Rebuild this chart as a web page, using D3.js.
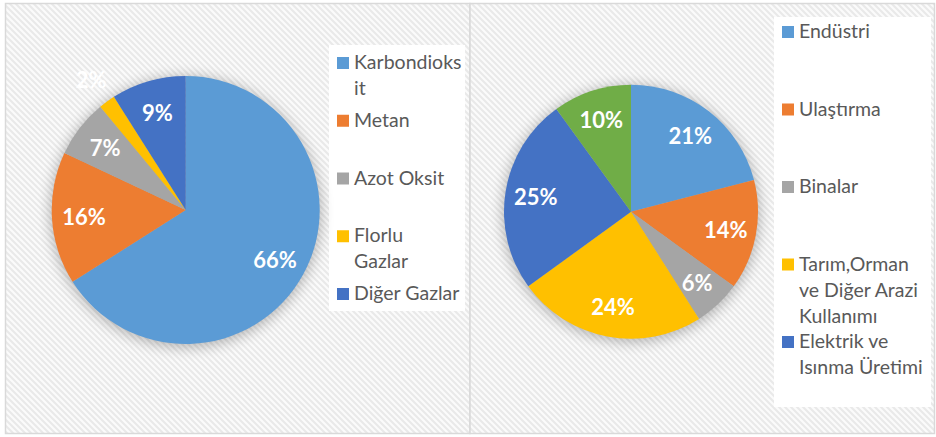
<!DOCTYPE html>
<html><head><meta charset="utf-8">
<script src="https://cdn.jsdelivr.net/npm/d3@7"></script>
<style>
html,body{margin:0;padding:0;background:#fff;}
svg{display:block;}
</style></head>
<body>
<svg id="chart" width="936" height="437"></svg>
<script>
// ---- data ----
const gasCategories = ["Karbondioksit", "Metan", "Azot Oksit", "Florlu Gazlar", "Diğer Gazlar"];
const gasValues = [66, 16, 7, 2, 9];
const gasLegendLines = [["Karbondioks", "it"], ["Metan"], ["Azot Oksit"], ["Florlu", "Gazlar"], ["Diğer Gazlar"]];

const sectorCategories = ["Endüstri", "Ulaştırma", "Binalar", "Tarım,Orman ve Diğer Arazi Kullanımı", "Elektrik ve Isınma Üretimi", "Diğer"];
const sectorValues = [21, 14, 6, 24, 25, 10];
const sectorLegendLines = [["Endüstri"], ["Ulaştırma"], ["Binalar"], ["Tarım,Orman", "ve Diğer Arazi", "Kullanımı"], ["Elektrik ve", "Isınma Üretimi"]];

const palette = ["#5B9BD5", "#ED7D31", "#A5A5A5", "#FFC000", "#4472C4", "#70AD47"];

// ---- drawing ----
const svg = d3.select("#chart");
const defs = svg.append("defs");
const pat = defs.append("pattern").attr("id", "hatch")
  .attr("patternUnits", "userSpaceOnUse").attr("width", 6).attr("height", 6);
pat.append("rect").attr("width", 6).attr("height", 6).attr("fill", "#fbfbfb");
pat.append("path").attr("d", "M-1,-1 L7,7 M-4,2 L1,7 M2,-4 L7,1")
  .attr("stroke", "#e9e9e9").attr("stroke-width", 2);
const flt = defs.append("filter").attr("id", "shadow")
  .attr("x", "-30%").attr("y", "-30%").attr("width", "160%").attr("height", "160%");
flt.append("feGaussianBlur").attr("stdDeviation", 7);

svg.append("rect").attr("x", 0).attr("y", 0).attr("width", 936).attr("height", 437).attr("fill", "#ffffff");

function panel(cfg) {
  const g = svg.append("g");
  g.append("rect").attr("x", cfg.x0).attr("y", 3.5).attr("width", cfg.x1 - cfg.x0).attr("height", 430)
    .attr("fill", "url(#hatch)").attr("stroke", "#d9d9d9").attr("stroke-width", 1.5);
  // legend box
  g.append("rect").attr("x", cfg.lx0).attr("y", cfg.ly0).attr("width", cfg.lx1 - cfg.lx0).attr("height", cfg.ly1 - cfg.ly0)
    .attr("fill", "#ffffff");

  const pie = d3.pie().sort(null).value(d => d.v);
  const data = pie(cfg.values.map((v, i) => ({ v, c: cfg.categories[i], i })));
  const arc = d3.arc().innerRadius(0).outerRadius(cfg.r);
  const pg = g.append("g").attr("transform", `translate(${cfg.cx},${cfg.cy})`);
  pg.append("circle").attr("r", cfg.r + 1).attr("cy", 2).attr("fill", "#000").attr("opacity", 0.28)
    .attr("filter", "url(#shadow)");
  pg.selectAll("path.slice").data(data).join("path").attr("class", "slice")
    .attr("d", arc).attr("fill", d => palette[d.data.i]);
  const total = d3.sum(cfg.values);
  pg.selectAll("text.lbl").data(data).join("text").attr("class", "lbl")
    .each(function (d) {
      const pct = d.data.v / total;
      const rr = pct < 0.03 ? cfg.r * 1.2 : cfg.r * 0.76;
      const a = (d.startAngle + d.endAngle) / 2;
      d3.select(this).attr("x", Math.sin(a) * rr).attr("y", -Math.cos(a) * rr);
    })
    .attr("text-anchor", "middle").attr("dominant-baseline", "central")
    .attr("fill", "#ffffff").attr("font-family", "Lato, 'Open Sans', sans-serif")
    .attr("font-weight", "bold").attr("font-size", 22)
    .text(d => d3.format(".0%")(d.data.v / total));

  // legend
  const lg = g.append("g");
  cfg.legendLines.forEach((lines, i) => {
    const by = cfg.legY0 + i * cfg.legStep;
    lg.append("rect").attr("x", cfg.sqX).attr("y", by - 12).attr("width", 12).attr("height", 12)
      .attr("fill", palette[i]);
    const t = lg.append("text").attr("x", cfg.sqX + 17).attr("y", by)
      .attr("fill", "#595959").attr("font-family", "Lato, 'Open Sans', sans-serif").attr("font-size", 19.5);
    lines.forEach((ln, j) => {
      t.append("tspan").attr("x", cfg.sqX + 17).attr("y", by + j * 26).text(ln);
    });
  });
}

panel({ x0: 5.5, x1: 470, categories: gasCategories, values: gasValues, legendLines: gasLegendLines,
  cx: 185.7, cy: 210, r: 134, lx0: 329, lx1: 465, ly0: 45, ly1: 311,
  sqX: 337, legY0: 69, legStep: 57.75 });
panel({ x0: 470, x1: 934.5, categories: sectorCategories, values: sectorValues, legendLines: sectorLegendLines,
  cx: 631, cy: 211.7, r: 127, lx0: 774, lx1: 931, ly0: 17, ly1: 407,
  sqX: 782, legY0: 38, legStep: 77.5 });
</script>
</body></html>
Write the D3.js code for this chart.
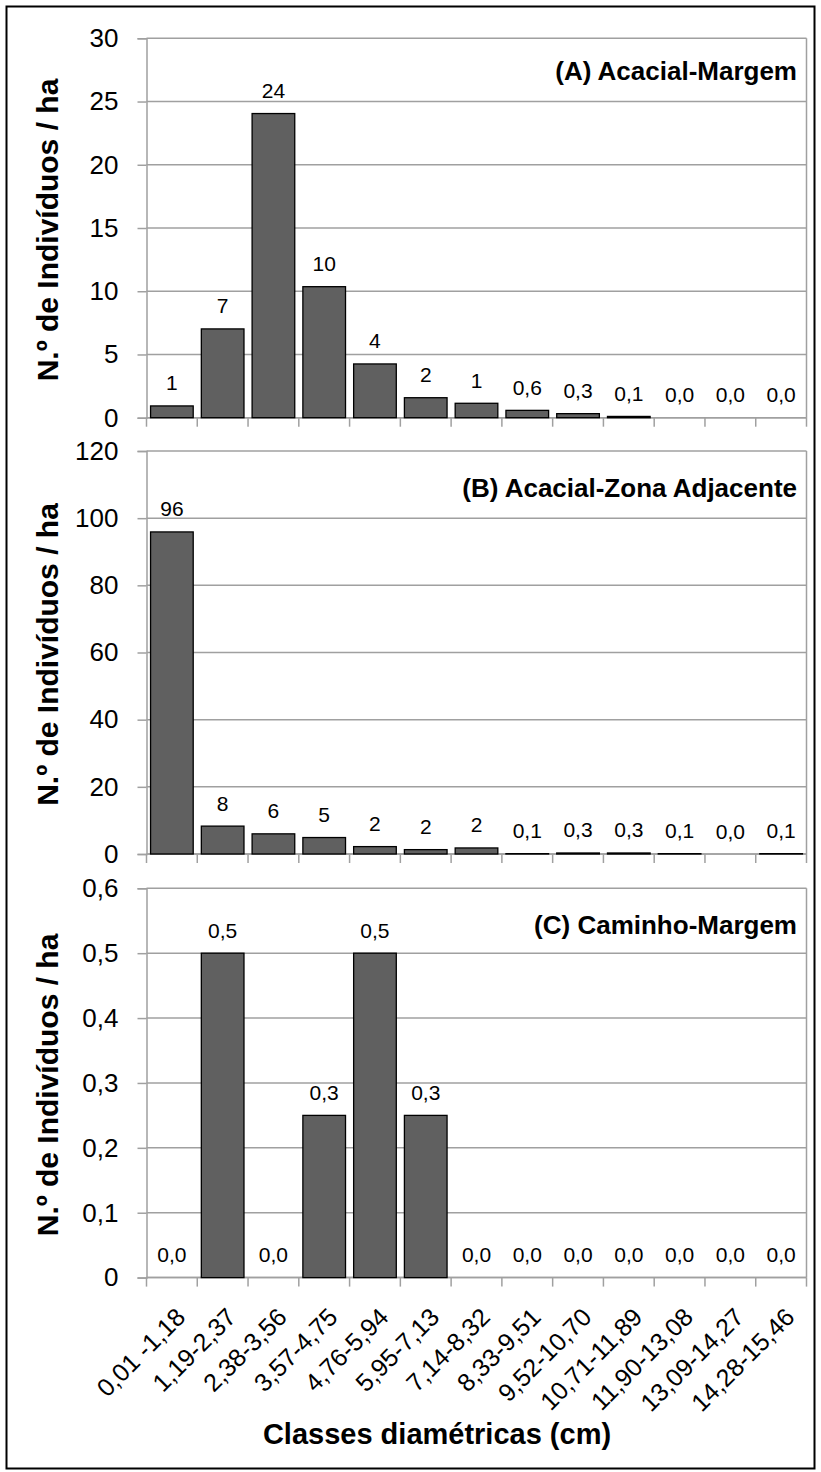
# # #
Copy every line of the data word for word, omitting the images.

Rebuild this chart as a web page, using D3.js.
<!DOCTYPE html>
<html><head><meta charset="utf-8">
<script src="https://cdn.jsdelivr.net/npm/d3@7"></script>
<style>
html,body{margin:0;padding:0;background:#fff;}
svg{display:block;}
</style></head>
<body>
<svg id="chart" width="936" height="437"></svg>
<script>
// ---- data ----
const gasCategories = ["Karbondioksit", "Metan", "Azot Oksit", "Florlu Gazlar", "Diğer Gazlar"];
const gasValues = [66, 16, 7, 2, 9];
const gasLegendLines = [["Karbondioks", "it"], ["Metan"], ["Azot Oksit"], ["Florlu", "Gazlar"], ["Diğer Gazlar"]];

const sectorCategories = ["Endüstri", "Ulaştırma", "Binalar", "Tarım,Orman ve Diğer Arazi Kullanımı", "Elektrik ve Isınma Üretimi", "Diğer"];
const sectorValues = [21, 14, 6, 24, 25, 10];
const sectorLegendLines = [["Endüstri"], ["Ulaştırma"], ["Binalar"], ["Tarım,Orman", "ve Diğer Arazi", "Kullanımı"], ["Elektrik ve", "Isınma Üretimi"]];

const palette = ["#5B9BD5", "#ED7D31", "#A5A5A5", "#FFC000", "#4472C4", "#70AD47"];

// ---- drawing ----
const svg = d3.select("#chart");
const defs = svg.append("defs");
const pat = defs.append("pattern").attr("id", "hatch")
  .attr("patternUnits", "userSpaceOnUse").attr("width", 6).attr("height", 6);
pat.append("rect").attr("width", 6).attr("height", 6).attr("fill", "#fbfbfb");
pat.append("path").attr("d", "M-1,-1 L7,7 M-4,2 L1,7 M2,-4 L7,1")
  .attr("stroke", "#e9e9e9").attr("stroke-width", 2);
const flt = defs.append("filter").attr("id", "shadow")
  .attr("x", "-30%").attr("y", "-30%").attr("width", "160%").attr("height", "160%");
flt.append("feGaussianBlur").attr("stdDeviation", 7);

svg.append("rect").attr("x", 0).attr("y", 0).attr("width", 936).attr("height", 437).attr("fill", "#ffffff");

function panel(cfg) {
  const g = svg.append("g");
  g.append("rect").attr("x", cfg.x0).attr("y", 3.5).attr("width", cfg.x1 - cfg.x0).attr("height", 430)
    .attr("fill", "url(#hatch)").attr("stroke", "#d9d9d9").attr("stroke-width", 1.5);
  // legend box
  g.append("rect").attr("x", cfg.lx0).attr("y", cfg.ly0).attr("width", cfg.lx1 - cfg.lx0).attr("height", cfg.ly1 - cfg.ly0)
    .attr("fill", "#ffffff");

  const pie = d3.pie().sort(null).value(d => d.v);
  const data = pie(cfg.values.map((v, i) => ({ v, c: cfg.categories[i], i })));
  const arc = d3.arc().innerRadius(0).outerRadius(cfg.r);
  const pg = g.append("g").attr("transform", `translate(${cfg.cx},${cfg.cy})`);
  pg.append("circle").attr("r", cfg.r + 1).attr("cy", 2).attr("fill", "#000").attr("opacity", 0.28)
    .attr("filter", "url(#shadow)");
  pg.selectAll("path.slice").data(data).join("path").attr("class", "slice")
    .attr("d", arc).attr("fill", d => palette[d.data.i]);
  const total = d3.sum(cfg.values);
  pg.selectAll("text.lbl").data(data).join("text").attr("class", "lbl")
    .each(function (d) {
      const pct = d.data.v / total;
      const rr = pct < 0.03 ? cfg.r * 1.2 : cfg.r * 0.76;
      const a = (d.startAngle + d.endAngle) / 2;
      d3.select(this).attr("x", Math.sin(a) * rr).attr("y", -Math.cos(a) * rr);
    })
    .attr("text-anchor", "middle").attr("dominant-baseline", "central")
    .attr("fill", "#ffffff").attr("font-family", "Lato, 'Open Sans', sans-serif")
    .attr("font-weight", "bold").attr("font-size", 22)
    .text(d => d3.format(".0%")(d.data.v / total));

  // legend
  const lg = g.append("g");
  cfg.legendLines.forEach((lines, i) => {
    const by = cfg.legY0 + i * cfg.legStep;
    lg.append("rect").attr("x", cfg.sqX).attr("y", by - 12).attr("width", 12).attr("height", 12)
      .attr("fill", palette[i]);
    const t = lg.append("text").attr("x", cfg.sqX + 17).attr("y", by)
      .attr("fill", "#595959").attr("font-family", "Lato, 'Open Sans', sans-serif").attr("font-size", 19.5);
    lines.forEach((ln, j) => {
      t.append("tspan").attr("x", cfg.sqX + 17).attr("y", by + j * 26).text(ln);
    });
  });
}

panel({ x0: 5.5, x1: 470, categories: gasCategories, values: gasValues, legendLines: gasLegendLines,
  cx: 185.7, cy: 210, r: 134, lx0: 329, lx1: 465, ly0: 45, ly1: 311,
  sqX: 337, legY0: 69, legStep: 57.75 });
panel({ x0: 470, x1: 934.5, categories: sectorCategories, values: sectorValues, legendLines: sectorLegendLines,
  cx: 631, cy: 211.7, r: 127, lx0: 774, lx1: 931, ly0: 17, ly1: 407,
  sqX: 782, legY0: 38, legStep: 77.5 });
</script>
</body></html>
Write the D3.js code for this chart.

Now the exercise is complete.